1) Habe dazu das Paket runtergeladen, das den Tomact enthält 
(Bei der Installation von Netbeans wird er unter "C:\Programme\Apache Software Foundation" abgelegt).

2) Dann habe ich mit tools --->plugins der IDE "Java Web + EE komplett" geplugtiniert (oder wie heißt das richtig?)

3) Ich bin dann auf
tools ---> servers ---> add Server ---> Tomcat 6.0
Dort erwartet man von mir:
specify the server Location (Catalina Home) and login details.
a) Welchen Ordner soll ich angeben?
Bei mir gibt es den Ordner
Apache Software Foundation
der vorher beim Installieren von Netbeans u.a. erstellt wurde.
b) Außerdem soll ich User und Passwort eingeben.
Da ich nur eine Demo haben will, will ich nichts eingeben.
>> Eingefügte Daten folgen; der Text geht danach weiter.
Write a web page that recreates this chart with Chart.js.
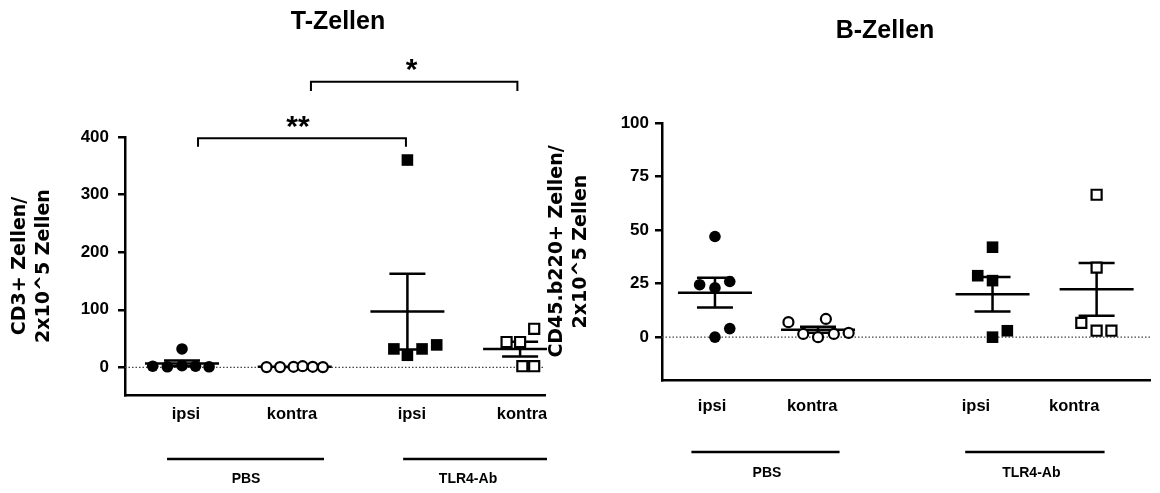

Ist das möglich?

4)
Wie kann ich feststellen, ob der interne Tomcat gestartet wurde?

mfg
Ernst


----------



## gman (9. Sep 2010)

Hi,

ich hab mal einen Screenshot von den Tomcat-Einstellungen meiner Netbeans (6.9.1)
Installation gemacht. Wenn du die Netbeans-Version mit Tomcat installiert hast,
müsste das bei dir genau so aussehen.
Wenn nicht dann weisst du schon mal welchen Pfad du nehmen musst. Den Server
kannst du über den Reiter "Services" starten (siehe zweiten Screenshot).
Ob der Server gestartet wird, siehst du in dem Ausgabefenster am unteren Rand.


----------



## ernst (9. Sep 2010)

gman hat gesagt.:


> ich hab mal einen Screenshot von den Tomcat-Einstellungen meiner Netbeans (6.9.1)
> Installation gemacht. Wenn du die Netbeans-Version mit Tomcat installiert hast,
> müsste das bei dir genau so aussehen.
> Wenn nicht dann weisst du schon mal welchen Pfad du nehmen musst. Den Server
> ...


1)
Danke für den screenshot.
Das von dir war vermutlich ein externer Tomcat.
Ich habe nämlich mein Netbeans nochmals neu installiert (mit JDK) und bei der Installation den Tomcat angekreuzt.
Jetzt ist der Tomcat ein interner Tomcat, d.h. er existiert nach dem Installieren sofort, ohne daß ich ich ihn mit add ...
dazufügen muß.

2)
Ich habe also eine Webapplication (Demoprogramm) erzeugt und den Tomcat gestartet.
Da ich eine Demo mit einem selbstgeschriebenen Servlet machen will, habe ich die automatisch erstellte jsp-Datei gelöscht und mit new --> servlet ein Servlet erstellt, das an den Client den Gruß "Hallo Welt" versenden soll.
Wenn ich dann diese Datei starte mit Run --> File,
wird mir als Aufruf 
/servletHalloWelt1 
vorgeschlagen.
Wenn ich dem zustimme, bekomme ich eine Fehlermeldung.
Vermutlich, weil ich die jsp-Datei gelöscht habe.
Was muß ich machen, damit mein Servlet angesprochen wird?

mfg
Ernst


----------



## gman (9. Sep 2010)

1) Nö, das ist der von Netbeans installierte Tomcat.

2) Mach doch nochmal eine Webapplication von Netbeans und schreib deinen Code einfach
in die bereits bestehende JSP rein. Dann lass das Projekt mal auf den Tomcat deployen.


----------